Esto demuestra una idea fundamental del materialismo histórico: que la humanidad va construyendo las condiciones históricas para superar los distintos modos de producción, y que hasta que éstas no estén satisfechas, las transformaciones superadoras no son posibles.
Conclusión
La falta de apropiación de la crítica marxista al mercado por parte de los propios marxistas ha provocado descalabros políticos, pues se acepta la noción generalizada de que el Estado es lo opuesto al mercado. Así, se suele entender el proyecto político del comunismo como el control estatal de la economía; tal malentendido trae la sensación de que «se está avanzando» cuando sectores de la economía son estatizados, incluso por el Estado burgués. Estas ideas no solo reflejan la falta de compresión de la crítica marxista al mercado, sino también la falta de comprensión de la crítica marxista al Estado.
La crítica marxista al Estado parte de una afirmación básica: el Estado es una necesidad política que emerge de toda sociedad de clases, y su función principal es preservar la hegemonía de la clase dominante. Así, la idea de que «el Estado intervenga» tiene tres problemas: 1) Cuando el Estado burgués interviene, no lo hace por los intereses generales del pueblo, sino por los intereses generales de los capitalistas. 2) Se está presuponiendo la existencia tanto del mercado como del Estado. Sin embargo, el objetivo del comunismo es la desaparición de ambos. Aunque es necesario durante la transición, el Estado desaparecerá a medida que la sociedad de clases desaparezca. 3) Al estar separadas entre sí, las empresas industriales del Estado participan en el mercado y no están en oposición a él. Todas estas nociones se pierden cuando se establece la dicotomía entre Estado y mercado.
Contrario al sentido común de la izquierda —basado en un keynesianismo bastardo—, para el marxismo el mercado sí se regula solo: concretamente, lo hace a través de la ley del valor. La crítica marxista consiste en constatar que esa regulación interna hace que toda economía mercantil sea incontrolable. Por lo tanto, para que la sociedad pueda controlar conscientemente la producción, no se necesita la «intervención del Estado», sino la superación de toda economía mercantil; es decir, es necesaria la organización de una economía planificada.

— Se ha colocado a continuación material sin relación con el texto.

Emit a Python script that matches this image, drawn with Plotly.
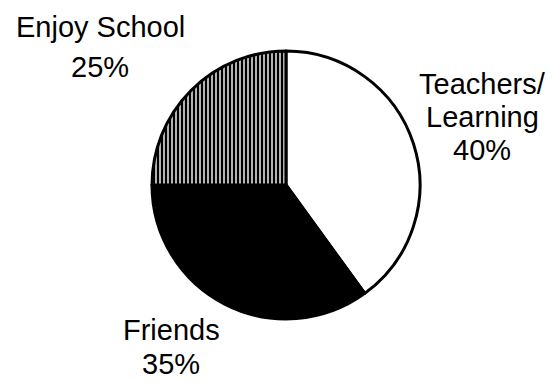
import plotly.graph_objects as go

# Survey shares (percent)
categories = ["Teachers/Learning", "Friends", "Enjoy School"]
values = [40, 35, 25]
# Label lines drawn beside each slice (the category name, split where it wraps)
label_lines = [["Teachers/", "Learning"], ["Friends"], ["Enjoy School"]]

W, H = 554, 382
FONT = dict(family="Liberation Sans, Arial, sans-serif", size=29, color="black")

# Pie placement in pixels: centre and radius
cx, cy, r = 286, 185, 134

def px(x):
    return x / W

def py(y):
    return 1 - y / H

fig = go.Figure(
    go.Pie(
        labels=categories,
        values=values,
        sort=False,
        direction="clockwise",
        rotation=0,
        textinfo="none",
        hoverinfo="label+percent",
        marker=dict(
            colors=["white", "black", "white"],
            line=dict(color="black", width=3),
            pattern=dict(
                shape=["", "", "|"],
                fgcolor="black",
                bgcolor="white",
                size=4,
                solidity=0.65,
            ),
        ),
        domain=dict(x=[px(cx - r), px(cx + r)], y=[py(cy + r), py(cy - r)]),
        showlegend=False,
    )
)

# Label anchor points (pixel centre x, first-line centre y, line step)
anchors = [(482, 84, 33), (171, 330, 34), (100, 27, 40)]

annotations = []
for lines, val, (ax, ay, step) in zip(label_lines, values, anchors):
    texts = lines + [f"{val}%"]
    for i, t in enumerate(texts):
        annotations.append(
            dict(
                text=t,
                x=px(ax),
                y=py(ay + i * step),
                xref="paper",
                yref="paper",
                xanchor="center",
                yanchor="middle",
                showarrow=False,
                font=FONT,
            )
        )

fig.update_layout(
    width=W,
    height=H,
    margin=dict(l=0, r=0, t=0, b=0),
    paper_bgcolor="white",
    plot_bgcolor="white",
    annotations=annotations,
)

fig.write_html("out.html")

Para finalizar, es necesario apuntar una idea: dado que todo país requiere del comercio con otros países, la crítica marxista del mercado implica que la revolución comunista solo tiene sentido si es mundial. Esto se debe a que, si se logra «el socialismo en un país», la necesidad de comerciar con economías capitalistas haría emerger la ley del valor y, con ella, surgiría una presión objetiva hacia la diferenciación de clase, pues dicha ley no habría desaparecido por completo; en el mejor de los casos, la ley del valor estaría relegada al comercio internacional, ejerciendo esa presión mencionada, que tarde o temprano se impondría.
De hecho, esta idea podría explicar —en el fundamento— el fracaso de las revoluciones socialistas en el Siglo XX. Por lo tanto, el socialismo en un solo país no es posible; por necesidad económica, el socialismo requiere la mundialización de la revolución.
Bibliografía
Marx, Karl. El Capital. Fondo de Cultura Económica, 1984
Lange, Oskar. Sobre la teoría económica del socialismo. Editorial Ariel, 1973.
Lange, Oskar. La computadora y el mercado. 1966.
Cockshott, Paul & Nieto, Maxi. Cibercomunismo. Editorial Trotta, 2017.